Luiz Armando Costa
 
No portal das transparências do governo estadual ontem registravam-se despesas de R$ 3 milhões e 862 mil com ações culturais no Estado de janeiro até agosto deste ano. Significam 0,06% dos R$ 6,1 bilhões gastos pelo governo no período.
 
Detalhe: esse valor das ações culturais é contabilizado como indenizações e ressarcimento de verbas do Ministério da Cidadania, aplicados em pontos de cultura. Ou seja, ressarcidos. O dinheiro aplicado vai sair do Ministério. De verbas próprias do Estado, não há qualquer investimento. Zero.
 
Dito isto, não haveriam, certamente, razões ponderáveis para o malabarismo retórico empregado pelo Secretário da Indústria e Comércio (responsável pela agência que cuida das ações culturais da administração) eleger-se coordenador do Conselho de Políticas Culturais do Estado. Um conselho popular dos artistas.
 
Se como Secretário conseguiu destinar à cultura apenas seis centavos de cada R$ 100 aplicados pelo governo (e ainda assim recurso federal), obriga-se a demonstrar como o fará diferente, agora como não só representante do governo.

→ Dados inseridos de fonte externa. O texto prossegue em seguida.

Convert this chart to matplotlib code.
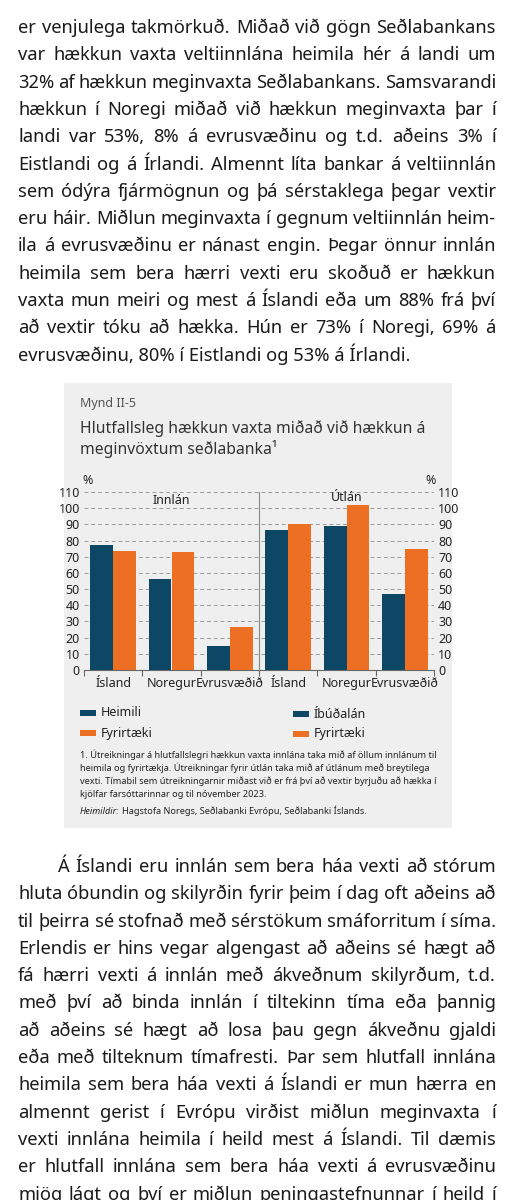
import matplotlib
matplotlib.use("Agg")
import matplotlib.pyplot as plt
from matplotlib.patches import Rectangle

categories = ["Ísland", "Noregur", "Evrusvæðið", "Ísland", "Noregur", "Evrusvæðið"]
navy_vals = [77, 56, 15, 86.5, 89, 47]
orange_vals = [73.5, 73, 26.5, 90, 102, 75]
yticks = list(range(0, 111, 10))

top_lines = [
    "er venjulega takmörkuð. Miðað við gögn Seðlabankans",
    "var hækkun vaxta veltiinnlána heimila hér á landi um",
    "32% af hækkun meginvaxta Seðlabankans. Samsvarandi",
    "hækkun í Noregi miðað við hækkun meginvaxta þar í",
    "landi var 53%, 8% á evrusvæðinu og t.d. aðeins 3% í",
    "Eistlandi og á Írlandi. Almennt líta bankar á veltiinnlán",
    "sem ódýra fjármögnun og þá sérstaklega þegar vextir",
    "eru háir. Miðlun meginvaxta í gegnum veltiinnlán heim-",
    "ila á evrusvæðinu er nánast engin. Þegar önnur innlán",
    "heimila sem bera hærri vexti eru skoðuð er hækkun",
    "vaxta mun meiri og mest á Íslandi eða um 88% frá því",
    "að vextir tóku að hækka. Hún er 73% í Noregi, 69% á",
    "evrusvæðinu, 80% í Eistlandi og 53% á Írlandi.",
]
bottom_lines = [
    "Á Íslandi eru innlán sem bera háa vexti að stórum",
    "hluta óbundin og skilyrðin fyrir þeim í dag oft aðeins að",
    "til þeirra sé stofnað með sérstökum smáforritum í síma.",
    "Erlendis er hins vegar algengast að aðeins sé hægt að",
    "fá hærri vexti á innlán með ákveðnum skilyrðum, t.d.",
    "með því að binda innlán í tiltekinn tíma eða þannig",
    "að aðeins sé hægt að losa þau gegn ákveðnu gjaldi",
    "eða með tilteknum tímafresti. Þar sem hlutfall innlána",
    "heimila sem bera háa vexti á Íslandi er mun hærra en",
    "almennt gerist í Evrópu virðist miðlun meginvaxta í",
    "vexti innlána heimila í heild mest á Íslandi. Til dæmis",
    "er hlutfall innlána sem bera háa vexti á evrusvæðinu",
    "mjög lágt og því er miðlun peningastefnunnar í heild í",
]

W, H = 514, 1200
fig = plt.figure(figsize=(W/100, H/100), dpi=100)
fig.patch.set_facecolor("white")
plt.rcParams['font.family'] = ['Noto Sans', 'DejaVu Sans']
renderer = fig.canvas.get_renderer()

def fx(x): return x / W
def fy(y): return 1 - y / H

TXT = dict(fontsize=13.2, color="#1a1a1a", va="baseline")

def justified(lines, y0, dy, x0=18, x1=496, indent_first=0, ragged_last=False):
    for i, line in enumerate(lines):
        y = y0 + i * dy
        left = x0 + (indent_first if i == 0 else 0)
        words = line.split(" ")
        if (ragged_last and i == len(lines) - 1) or len(words) == 1:
            fig.text(fx(left), fy(y), line, **TXT)
            continue
        arts = [fig.text(0, fy(y), w, **TXT) for w in words]
        widths = [a.get_window_extent(renderer).width for a in arts]
        gap = (x1 - left - sum(widths)) / (len(words) - 1)
        x = left
        for a, w in zip(arts, widths):
            a.set_x(fx(x))
            x += w + gap

justified(top_lines, 33, 27.3, ragged_last=True)
justified(bottom_lines, 872, 27.3, indent_first=40)

# panel
fig.patches.append(Rectangle((fx(64), fy(828)), (452-64)/W, (828-383)/H,
                             transform=fig.transFigure, facecolor="#efefef",
                             edgecolor="none", zorder=-10))
fig.text(fx(80), fy(407), "Mynd II-5", fontsize=9, color="#555555", va="baseline")
fig.text(fx(80), fy(433), "Hlutfallsleg hækkun vaxta miðað við hækkun á", fontsize=11.3, color="#333333", va="baseline")
fig.text(fx(80), fy(454), "meginvöxtum seðlabanka¹", fontsize=11.3, color="#333333", va="baseline")

FS = 9.0
ax = fig.add_axes([fx(84), fy(670), (434-84)/W, (670-492)/H])
ax.set_facecolor("none")
x = list(range(len(categories)))
bw = 0.39
ax.bar([i - bw/2 for i in x], navy_vals, bw, color="#0c4866", zorder=3)
ax.bar([i + bw/2 for i in x], orange_vals, bw, color="#ec6f24", zorder=3)
ax.set_xlim(-0.5, 5.5)
ax.set_ylim(0, 110)
for v in yticks[1:]:
    ax.axhline(v, color="#9a9a9a", lw=0.7, ls=(0, (4, 3)), zorder=1)
ax.axvline(2.5, color="#888888", lw=0.8, zorder=2)
for s in ["top", "left", "right"]:
    ax.spines[s].set_visible(False)
ax.spines["bottom"].set_color("#666666")
ax.set_xticks([-0.5, 0.5, 1.5, 2.5, 3.5, 4.5, 5.5])
ax.set_xticklabels([])
ax.tick_params(axis="x", length=4, color="#666666")
for i, c in enumerate(categories):
    ax.text(i, -8.5, c, ha="center", va="center", fontsize=FS, color="#222222")
ax.set_yticks(yticks)
ax.tick_params(axis="y", length=0, labelsize=FS, labelcolor="#222222", pad=3)
ax.tick_params(axis="y", which="both", right=False, labelright=True, left=False, labelleft=True)
ax.text(1, 105, "Innlán", ha="center", va="center", fontsize=FS, color="#222222")
ax.text(4, 106.5, "Útlán", ha="center", va="center", fontsize=FS, color="#222222")
fig.text(fx(82), fy(484), "%", fontsize=FS, color="#222222", ha="left", va="baseline")
fig.text(fx(436), fy(484), "%", fontsize=FS, color="#222222", ha="right", va="baseline")

# legend
leg = [(80, 713, "#0c4866", "Heimili"), (80, 733, "#ec6f24", "Fyrirtæki"),
       (293, 714, "#0c4866", "Íbúðalán"), (293, 734, "#ec6f24", "Fyrirtæki")]
for lx, ly, c, t in leg:
    fig.patches.append(Rectangle((fx(lx), fy(ly+3)), 16/W, 6/H, transform=fig.transFigure,
                                 facecolor=c, edgecolor="none"))
    fig.text(fx(lx+21), fy(ly), t, fontsize=FS, color="#222222", va="center")

notes = [
    "1. Útreikningar á hlutfallslegri hækkun vaxta innlána taka mið af öllum innlánum til",
    "heimila og fyrirtækja. Útreikningar fyrir útlán taka mið af útlánum með breytilega",
    "vexti. Tímabil sem útreikningarnir miðast við er frá því að vextir byrjuðu að hækka í",
    "kjölfar farsóttarinnar og til nóvember 2023.",
]
for i, n in enumerate(notes):
    fig.text(fx(80), fy(758 + i*13), n, fontsize=6.6, color="#222222", va="baseline")
t = fig.text(fx(80), fy(814), "Heimildir:", fontsize=6.6, color="#222222", va="baseline", style="italic")
wd = t.get_window_extent(renderer).width
fig.text(fx(80 + wd + 2), fy(814), "Hagstofa Noregs, Seðlabanki Evrópu, Seðlabanki Íslands.",
         fontsize=6.6, color="#222222", va="baseline")

fig.savefig("out.png", dpi=100)
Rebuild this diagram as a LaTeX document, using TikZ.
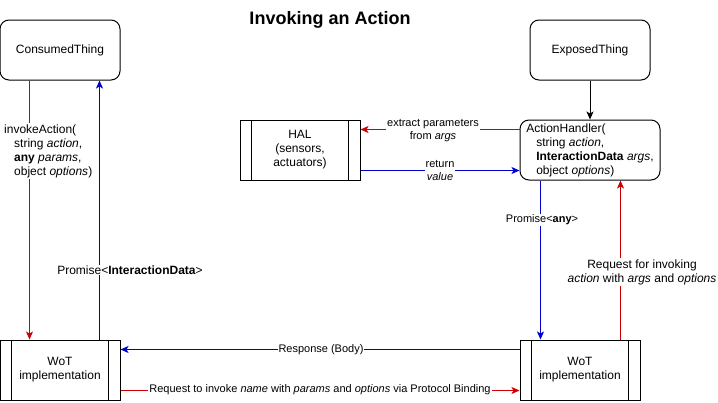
\documentclass[tikz,border=0pt]{standalone}
\usepackage{fontspec}
\setmainfont{Liberation Sans}
\usetikzlibrary{arrows.meta,calc}
\definecolor{cred}{HTML}{CC0000}
\definecolor{cblue}{HTML}{0000CC}
\begin{document}
\begin{tikzpicture}[x=1pt,y=-1pt,
  thing/.style={draw, line width=1pt, rounded corners=9pt, minimum width=120pt, minimum height=60pt, inner sep=0pt, font=\fontsize{12}{14}\selectfont},
  proc/.style={draw, line width=1pt, minimum width=120pt, minimum height=60pt, inner sep=0pt, align=center, font=\fontsize{12}{14}\selectfont},
  lbl/.style={fill=white, inner sep=1pt, align=center, font=\fontsize{12}{14}\selectfont},
  slbl/.style={fill=white, inner sep=1pt, align=center, font=\fontsize{11}{13}\selectfont},
  arr/.style={line width=1pt, -{Stealth[length=8pt,width=7pt,inset=2pt]}}
]
\useasboundingbox (0,0) rectangle (718,402);
\node[font=\bfseries\fontsize{18}{20}\selectfont] (title) at (330,20) {Invoking an Action};
\node[thing] (ct) at (60,50) {ConsumedThing};
\node[thing] (et) at (590,50) {ExposedThing};
\node[proc] (hal) at (300,150) {HAL\\(sensors,\\actuators)};
\node[thing, minimum width=140pt, align=left, font=\fontsize{12}{14}\selectfont] (ah) at (590,150)
  {ActionHandler(\\\hspace*{10pt}string \textit{action},\\\hspace*{10pt}\textbf{InteractionData} \textit{args},\\\hspace*{10pt}object \textit{options})};
\node[proc] (wl) at (60,370) {WoT\\implementation};
\node[proc] (wr) at (580,370) {WoT\\implementation};
\foreach \n in {hal,wl,wr}{
  \draw[line width=1pt] ($(\n.north west)+(12,0)$) -- ($(\n.south west)+(12,0)$);
  \draw[line width=1pt] ($(\n.north east)+(-12,0)$) -- ($(\n.south east)+(-12,0)$);
}
% connectors
\draw[arr,cred] ($(ct.south west)+(30,0)$) -- ($(wl.north west)+(30,0)$);
\node[lbl, anchor=west, align=left] (l1) at (3,151)
  {invokeAction(\\\hspace*{10pt}string \textit{action},\\\hspace*{10pt}\textbf{any} \textit{params},\\\hspace*{10pt}object \textit{options})};
\draw[arr,cblue] ($(wl.north west)+(100,0)$) -- ($(ct.south west)+(100,0)$);
\node[lbl] (l2) at (130,270) {Promise<\textbf{InteractionData}>};
\draw[arr] (et.south) -- (ah.north);
\draw[arr,cred] ($(ah.north west)+(0,10)$) -- ($(hal.north east)+(0,10)$);
\node[slbl] (l3) at (433,130.5) {extract parameters\\from \textit{args}};
\draw[arr,cblue] ($(hal.south east)+(0,-10)$) -- ($(ah.south west)+(0,-10)$);
\node[slbl] (l4) at (440,170.5) {return\\\textit{value}};
\draw[arr,cblue] ($(ah.south west)+(21,0)$) -- ($(wr.north west)+(21,0)$);
\node[slbl] (l5) at (542,220) {Promise<\textbf{any}>};
\draw[arr,cred] ($(wr.north west)+(101,0)$) -- ($(ah.south west)+(101,0)$);
\node[lbl] (l6) at (642,272) {Request for invoking\\\textit{action} with \textit{args} and \textit{options}};
\draw[arr,cblue] ($(wr.north west)+(0,10)$) -- ($(wl.north east)+(0,10)$);
\node[slbl] (l7) at (321,350) {Response (Body)};
\draw[arr,cred] ($(wl.south east)+(0,-10)$) -- ($(wr.south west)+(0,-10)$);
\node[slbl] (l8) at (320,390) {Request to invoke \textit{name} with \textit{params} and \textit{options} via Protocol Binding};
\end{tikzpicture}
\end{document}
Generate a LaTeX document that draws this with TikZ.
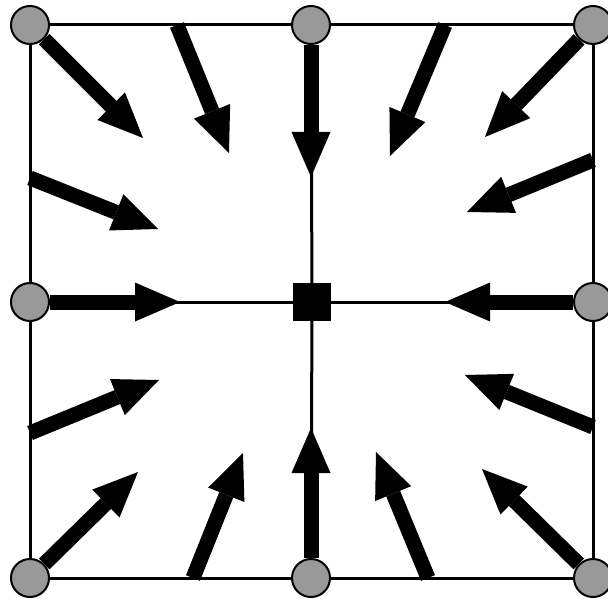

Mais: como teria conseguido eleger-se pela categoria (e o perfil dos eleitores) com esse desempenho e o que credenciaria a mais.
Filosófica e politicamente, é como se, na práxis que expõe, trocasse de mãos (ou se apropriasse deles) os papéis de sujeito e objeto. Negando que na cultura, o objeto depende ou está constituído do próprio sujeito. Alheio à interferência do Estado na sua produção.
 
É como se captasse a coisa apenas sob a forma de objeto ou de contemplação. Um bibelô em mãos, um fetiche. Não concebendo a atividade humana cultural de modo subjetivo. Não deu certo na Alemanha de Goebbels como não dará no Brasil de Bolsonaro, onde se identificam as pegadas dessa tentativa primitiva de atrelar produção cultural a projetos ideológicos.
 
Aliás, ideologia que o Secretário, muito coerente, não se atém em demonstrar apenas nas ações de governo, mas nas redes sociais, como é público. E a arte é livre por natureza. A maneira como o Secretário é afetado a comandar o conselho por si só demonstraria suas intenções de uma imprecisão larga.
 
A decisão de eleger-se (sem o aval dos artistas e com tantas objeções), ainda que democrática, expõe o falseio da análise de percepção. Ele passa a exercer o papel de uma figura que não pertenceria ao fundo. E como se essa sensação objetivasse ser o próprio fundo e não apenas a figura sobre ele.
 
Ademais, fora o setor cultural o objetivo, o bom senso e a razão indicariam o contrário: a exclusão de um representante do governo no comando do conselho. Dado que governos se movem por políticas públicas sazonais, modificadas a cada quatro anos. E a arte está dentro de cada artista sem a necessidade de eleição. Intervenção permanente.
 
O governo tem tempo ainda para voltar atrás. A correr o risco de ser comparado ao fiasco nacional de cultuo de ideologias e crenças limitantes no trato da cultura. E, claro, receber de parte da sociedade o conceito de um governo arbitrário e retrógrado. 
 
Um paradoxo para um Estado criado a partir de uma luta por liberdade e independência dos coronéis goianos. E a partir de uma proposta de um tocantinense das barrancas do rio Araguaia. De outro modo: os tocantinenses não seriam defensores da liberdade apenas por serem produtos de uma luta libertária.